Sunday, July 06, 2008

Too much time on my hands

Spring has turned to summer, we've had the longest day, we're over halfway through the year and the Yard arm has passed the mizzenhead. Or something like that. I should be spending a weekend in a field listening to music and drinking tequila for breakfast.

But I'm not. Not this year. This year might have been my 9th Glastonbury ( and 10 years since my first). But it wasn't. It's certainly the first year I've ever put my work before getting communally muddy. It's also good to have a rest.

So instead I enjoyed the dubious "Jay-Z controversy" and laughed at all the idiots proclaiming Glastonbury to be a 'guitar or rock' festival. They've obviously never made it to the Jazz World stage, or the green fields, or the circus area or wandered around the hybrid city that surrounds the pyramid stage. Perhaps they'd forgotten about the crowds who gather at the Sunday afternoon 'oldies' slot, giving the most rapturous reception to the likes of Dame Shirley Bassey, The Revd Al Green, Rolf Harris or Jimmy Cliff. Perhaps they'd forgotten that Rod Stewart once headlined.
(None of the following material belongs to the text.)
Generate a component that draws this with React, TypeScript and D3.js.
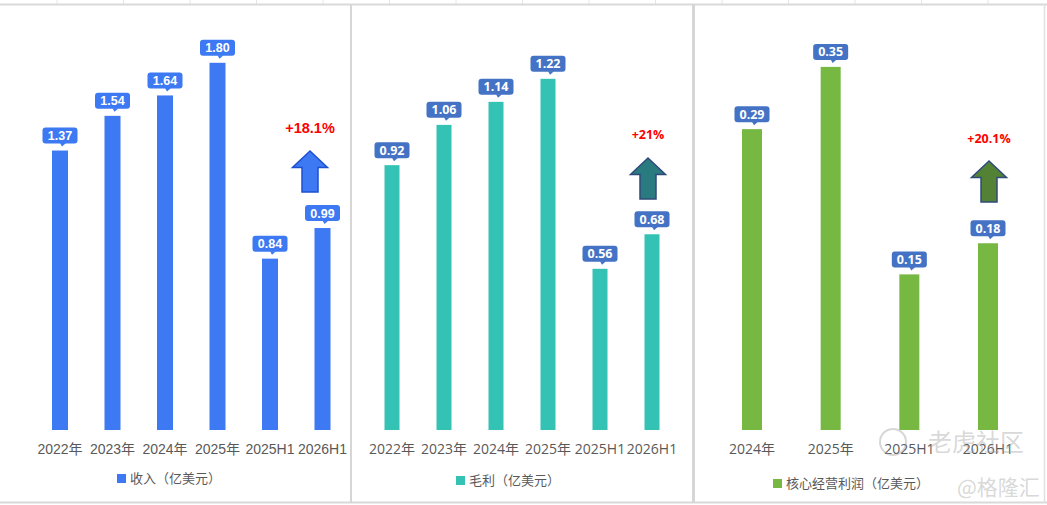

What really made my day was that Noel Gallagher was one of the most vocal opponents of Eavis's plan to hippety up the G-Bury. The man who's band played possibly the worst show I've ever seen at Glastonbury and certainly one of the worst out of all of them. Keeping it real for da kids eh Noel?

There's no doubt that Glastonbury is changing, and that for some the direction is not a popular one. But Glastonbury is always changing, and yet it retains the small town sized muddle of madness drug addled open to all boot camp atmosphere that makes it unique and special amongst festivals. The detractors can rant and rave to their hearts content while they completely miss the point that Glasto is what it is for everyone who wants it to be.

From what little I saw on the tv, it looked like Jay-Z played a blinder.

Anyway. I did manage to spend an evening in the open air watching Radiohead at Victoria Park and enjoyed the mini-festival proceedings for a few hours. For many years Radiohead were a band who sounded better the bigger and more open stage they were on. I can't help feeling though, that with their focus now on the post Kid A years, the music requires a few walls to contain their new darker, urbanised, sound. Still a good show though, and a perfect sound, probably the best I've heard at an outdoor event.

Not so for Iron Maiden's Twickenham show last night where the winds blew guitars all over the place, like Eddie personified as some malevolent force of nature. Much as I hate Twickenham as a venue and its crappy sound, it's good to be able to nip round the corner for a gig and be home by 11 without having to leave early.

I can't imagine there was a great reason to have missed the Powerslave tour first time round. But it was about as magnificent as heavy metal theatre has ever been. Live After Death is one of the few live albums that's worth listening to more than once, as is the concert video (now DVD). The chance to finally get to see a 20 foot zombie mummy Eddie burst through that giant sarcophagus above Nicko's drum riser was to good to miss.

And so here they are, doing the greatest hits of the greatest hits, dusting off some of the old furniture. To the casual observer, participation in Maiden show might look to be somewhat ridiculous. Everyone standing up the moment the PA kicks in, shouting, punching the air, singing along really badly and realising you're only ever going to hit the high notes in Run To The Hills if you let an enraged gibbon work out its frustration on your balls with a pair of pliers and an eagle-eye Action Man. I felt a little out of place just being in the 1% of the crowd who hadn't bought a t-shirt.

But being at a Maiden show, and I have been to my fair share, is not about carefully studying anything other than your neighbour's beer stained armpit. The rules of cool don't apply here, so don't worry; throw them devil horns, and relish in the sheer beauty that so many are still so devoted to taking being silly so seriously. Bruce bounces around the stage like an eccentric English Tigger on a tea high, seemingly physically oblivious to the fact he first played some of these songs over 25 years ago. The rest of the band fulfill all those great rock cliches like throwing shapes, being really good at what they do, playing as hard as they can and making a show of it. They all seem like genuinely decent human beings who have earned their status by playing shit loads of shows, writing shit loads of great tunes, and never really letting it get to their heads.


Backdrops change, lighting rigs drop and tilt, Bruce plays the parts, and Eddie still stalks the stage thank God. It's everything you want from a Maiden show, and it is as marvelously fucking entertaining as it at times absurd. It's not Powerslave 2, more a joyful indulgence that celebrates the good old days without recourse to posthumous navel gazing. It's going to net them huge new bank vaults of wonga, and yet you never feel totally exploited watching those worms drop from Eddie's finger tips, because that's exactly what we came for and how can you be ripped off when they're delivering in spades? Although about that £50 ticket price and shitty sound...

1 comment:

deafdisco said...

Ooh! I forgot to tell you! I saw the Iron Maiden jet at Gatwick, when I was waiting for my flight to Madeira. It's amazing.